== SHORT PROBLEM ==
Print exactly the lines from the first one down to the line that contains "0.5, 0.5, 0.5];", both included, and skip the pictures.

== DATA EXTRACT ==
____

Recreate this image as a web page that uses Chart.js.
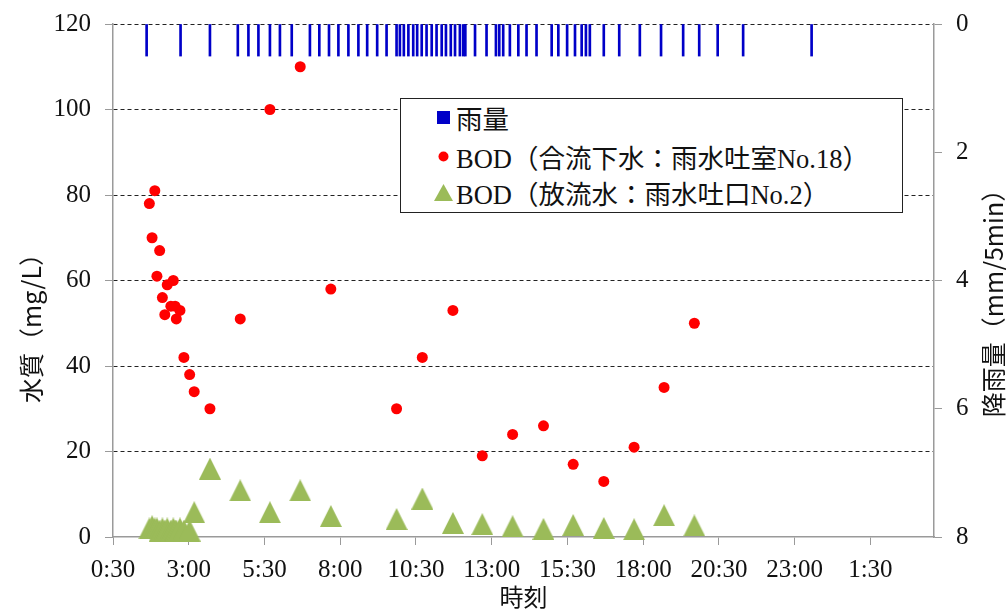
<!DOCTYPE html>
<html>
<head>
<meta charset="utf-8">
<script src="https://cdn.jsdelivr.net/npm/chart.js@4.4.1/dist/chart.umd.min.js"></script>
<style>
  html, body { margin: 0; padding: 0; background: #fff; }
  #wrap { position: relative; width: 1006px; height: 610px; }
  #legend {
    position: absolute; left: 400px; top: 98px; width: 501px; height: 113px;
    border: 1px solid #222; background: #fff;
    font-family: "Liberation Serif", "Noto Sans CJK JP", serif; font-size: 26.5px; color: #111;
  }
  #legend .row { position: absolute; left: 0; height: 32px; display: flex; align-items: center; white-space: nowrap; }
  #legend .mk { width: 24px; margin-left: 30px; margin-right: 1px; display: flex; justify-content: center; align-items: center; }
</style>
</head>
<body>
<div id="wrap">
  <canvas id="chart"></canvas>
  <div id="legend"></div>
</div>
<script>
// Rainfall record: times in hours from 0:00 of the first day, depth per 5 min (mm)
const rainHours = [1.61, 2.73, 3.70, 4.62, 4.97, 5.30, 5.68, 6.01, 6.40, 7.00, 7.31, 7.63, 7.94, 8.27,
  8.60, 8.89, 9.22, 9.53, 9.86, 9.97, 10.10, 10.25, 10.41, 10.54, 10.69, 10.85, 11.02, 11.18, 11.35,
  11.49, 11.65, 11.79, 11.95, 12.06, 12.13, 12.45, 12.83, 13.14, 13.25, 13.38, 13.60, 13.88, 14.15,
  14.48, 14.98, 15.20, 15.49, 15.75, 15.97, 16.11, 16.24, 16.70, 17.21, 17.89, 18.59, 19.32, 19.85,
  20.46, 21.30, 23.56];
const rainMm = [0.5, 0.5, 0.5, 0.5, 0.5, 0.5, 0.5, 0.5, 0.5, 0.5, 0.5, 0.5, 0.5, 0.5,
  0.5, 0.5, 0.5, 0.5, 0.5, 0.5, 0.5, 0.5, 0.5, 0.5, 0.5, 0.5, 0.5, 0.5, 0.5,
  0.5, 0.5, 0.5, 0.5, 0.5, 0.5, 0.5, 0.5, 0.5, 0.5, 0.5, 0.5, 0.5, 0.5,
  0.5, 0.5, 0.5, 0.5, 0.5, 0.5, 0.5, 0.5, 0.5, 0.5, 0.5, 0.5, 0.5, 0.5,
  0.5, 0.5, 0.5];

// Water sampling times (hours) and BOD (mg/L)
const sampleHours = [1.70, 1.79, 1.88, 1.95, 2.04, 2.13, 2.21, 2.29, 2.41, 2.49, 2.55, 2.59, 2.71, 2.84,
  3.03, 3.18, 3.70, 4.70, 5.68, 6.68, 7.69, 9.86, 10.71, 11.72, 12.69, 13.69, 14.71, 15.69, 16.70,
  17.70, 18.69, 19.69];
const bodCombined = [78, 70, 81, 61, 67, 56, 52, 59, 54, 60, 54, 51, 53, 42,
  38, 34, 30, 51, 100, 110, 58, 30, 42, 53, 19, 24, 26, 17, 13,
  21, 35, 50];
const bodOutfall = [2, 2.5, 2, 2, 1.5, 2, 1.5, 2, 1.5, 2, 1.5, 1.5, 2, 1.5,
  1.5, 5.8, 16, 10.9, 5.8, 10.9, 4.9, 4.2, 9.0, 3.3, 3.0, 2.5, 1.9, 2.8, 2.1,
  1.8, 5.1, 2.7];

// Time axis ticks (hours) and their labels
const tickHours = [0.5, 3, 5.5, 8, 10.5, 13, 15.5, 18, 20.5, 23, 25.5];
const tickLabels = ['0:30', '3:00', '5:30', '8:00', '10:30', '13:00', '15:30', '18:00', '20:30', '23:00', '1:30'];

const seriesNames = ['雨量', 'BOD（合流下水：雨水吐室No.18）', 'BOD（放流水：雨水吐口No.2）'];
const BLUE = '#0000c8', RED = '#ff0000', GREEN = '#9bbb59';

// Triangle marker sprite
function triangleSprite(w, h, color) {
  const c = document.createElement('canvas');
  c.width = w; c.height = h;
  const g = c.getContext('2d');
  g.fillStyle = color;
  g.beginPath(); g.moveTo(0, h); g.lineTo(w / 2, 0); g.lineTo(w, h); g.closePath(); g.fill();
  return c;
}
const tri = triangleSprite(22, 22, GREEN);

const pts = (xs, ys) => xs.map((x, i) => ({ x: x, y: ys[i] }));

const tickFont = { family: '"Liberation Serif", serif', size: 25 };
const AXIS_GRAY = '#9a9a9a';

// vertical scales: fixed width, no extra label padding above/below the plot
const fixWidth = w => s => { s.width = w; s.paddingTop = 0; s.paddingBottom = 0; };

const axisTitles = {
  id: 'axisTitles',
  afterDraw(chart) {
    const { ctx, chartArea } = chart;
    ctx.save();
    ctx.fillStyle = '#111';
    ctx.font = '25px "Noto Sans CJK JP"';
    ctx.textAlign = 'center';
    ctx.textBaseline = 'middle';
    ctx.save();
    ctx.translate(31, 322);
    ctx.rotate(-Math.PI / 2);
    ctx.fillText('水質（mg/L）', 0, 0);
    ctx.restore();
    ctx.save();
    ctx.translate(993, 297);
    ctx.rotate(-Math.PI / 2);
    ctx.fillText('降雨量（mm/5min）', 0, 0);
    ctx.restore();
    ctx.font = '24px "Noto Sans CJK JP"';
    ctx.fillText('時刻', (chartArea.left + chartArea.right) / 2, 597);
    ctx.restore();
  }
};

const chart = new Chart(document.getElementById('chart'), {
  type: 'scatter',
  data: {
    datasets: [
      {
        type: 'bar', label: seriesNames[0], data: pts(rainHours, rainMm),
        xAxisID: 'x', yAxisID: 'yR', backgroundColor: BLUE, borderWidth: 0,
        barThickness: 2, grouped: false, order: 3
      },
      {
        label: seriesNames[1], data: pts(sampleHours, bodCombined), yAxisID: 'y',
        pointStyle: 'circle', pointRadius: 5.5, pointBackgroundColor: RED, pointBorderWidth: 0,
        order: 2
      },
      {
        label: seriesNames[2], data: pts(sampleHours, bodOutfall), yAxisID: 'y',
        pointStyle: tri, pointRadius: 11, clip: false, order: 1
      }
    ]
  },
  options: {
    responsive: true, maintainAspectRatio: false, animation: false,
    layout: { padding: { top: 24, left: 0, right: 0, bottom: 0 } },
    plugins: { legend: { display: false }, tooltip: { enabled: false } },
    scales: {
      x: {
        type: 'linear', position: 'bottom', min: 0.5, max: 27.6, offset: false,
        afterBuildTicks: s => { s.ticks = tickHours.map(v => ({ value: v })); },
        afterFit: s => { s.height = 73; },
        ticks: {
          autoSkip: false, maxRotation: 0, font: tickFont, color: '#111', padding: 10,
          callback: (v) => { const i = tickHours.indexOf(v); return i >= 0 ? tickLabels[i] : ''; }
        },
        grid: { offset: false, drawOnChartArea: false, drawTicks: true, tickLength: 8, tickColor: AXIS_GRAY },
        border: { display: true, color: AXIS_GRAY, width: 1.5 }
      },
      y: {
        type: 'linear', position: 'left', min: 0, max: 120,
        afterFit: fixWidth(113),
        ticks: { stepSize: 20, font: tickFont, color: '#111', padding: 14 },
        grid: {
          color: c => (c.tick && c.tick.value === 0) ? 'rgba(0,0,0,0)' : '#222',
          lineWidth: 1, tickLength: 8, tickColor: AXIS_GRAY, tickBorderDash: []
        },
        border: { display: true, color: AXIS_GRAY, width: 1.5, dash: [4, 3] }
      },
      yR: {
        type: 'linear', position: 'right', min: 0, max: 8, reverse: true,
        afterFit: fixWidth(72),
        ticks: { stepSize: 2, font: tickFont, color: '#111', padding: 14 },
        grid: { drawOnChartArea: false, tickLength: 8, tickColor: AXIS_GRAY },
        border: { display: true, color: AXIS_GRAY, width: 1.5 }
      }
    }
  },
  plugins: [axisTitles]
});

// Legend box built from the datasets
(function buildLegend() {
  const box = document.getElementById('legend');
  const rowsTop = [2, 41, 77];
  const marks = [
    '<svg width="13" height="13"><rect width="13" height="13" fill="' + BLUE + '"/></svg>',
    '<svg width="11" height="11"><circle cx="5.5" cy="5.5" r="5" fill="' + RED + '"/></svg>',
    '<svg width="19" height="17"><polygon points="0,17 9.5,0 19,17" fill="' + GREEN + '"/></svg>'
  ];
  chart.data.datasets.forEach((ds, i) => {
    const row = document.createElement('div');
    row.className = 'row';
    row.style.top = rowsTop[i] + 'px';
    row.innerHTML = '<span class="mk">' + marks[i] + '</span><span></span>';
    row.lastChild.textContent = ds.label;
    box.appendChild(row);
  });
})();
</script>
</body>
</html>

____

== SOLUTION FOR THIS PROBLEM ==
Recreate this image as a web page that uses Chart.js.
<!DOCTYPE html>
<html>
<head>
<meta charset="utf-8">
<script src="https://cdn.jsdelivr.net/npm/chart.js@4.4.1/dist/chart.umd.min.js"></script>
<style>
  html, body { margin: 0; padding: 0; background: #fff; }
  #wrap { position: relative; width: 1006px; height: 610px; }
  #legend {
    position: absolute; left: 400px; top: 98px; width: 501px; height: 113px;
    border: 1px solid #222; background: #fff;
    font-family: "Liberation Serif", "Noto Sans CJK JP", serif; font-size: 26.5px; color: #111;
  }
  #legend .row { position: absolute; left: 0; height: 32px; display: flex; align-items: center; white-space: nowrap; }
  #legend .mk { width: 24px; margin-left: 30px; margin-right: 1px; display: flex; justify-content: center; align-items: center; }
</style>
</head>
<body>
<div id="wrap">
  <canvas id="chart"></canvas>
  <div id="legend"></div>
</div>
<script>
// Rainfall record: times in hours from 0:00 of the first day, depth per 5 min (mm)
const rainHours = [1.61, 2.73, 3.70, 4.62, 4.97, 5.30, 5.68, 6.01, 6.40, 7.00, 7.31, 7.63, 7.94, 8.27,
  8.60, 8.89, 9.22, 9.53, 9.86, 9.97, 10.10, 10.25, 10.41, 10.54, 10.69, 10.85, 11.02, 11.18, 11.35,
  11.49, 11.65, 11.79, 11.95, 12.06, 12.13, 12.45, 12.83, 13.14, 13.25, 13.38, 13.60, 13.88, 14.15,
  14.48, 14.98, 15.20, 15.49, 15.75, 15.97, 16.11, 16.24, 16.70, 17.21, 17.89, 18.59, 19.32, 19.85,
  20.46, 21.30, 23.56];
const rainMm = [0.5, 0.5, 0.5, 0.5, 0.5, 0.5, 0.5, 0.5, 0.5, 0.5, 0.5, 0.5, 0.5, 0.5,
  0.5, 0.5, 0.5, 0.5, 0.5, 0.5, 0.5, 0.5, 0.5, 0.5, 0.5, 0.5, 0.5, 0.5, 0.5,
  0.5, 0.5, 0.5, 0.5, 0.5, 0.5, 0.5, 0.5, 0.5, 0.5, 0.5, 0.5, 0.5, 0.5,
  0.5, 0.5, 0.5, 0.5, 0.5, 0.5, 0.5, 0.5, 0.5, 0.5, 0.5, 0.5, 0.5, 0.5,
  0.5, 0.5, 0.5];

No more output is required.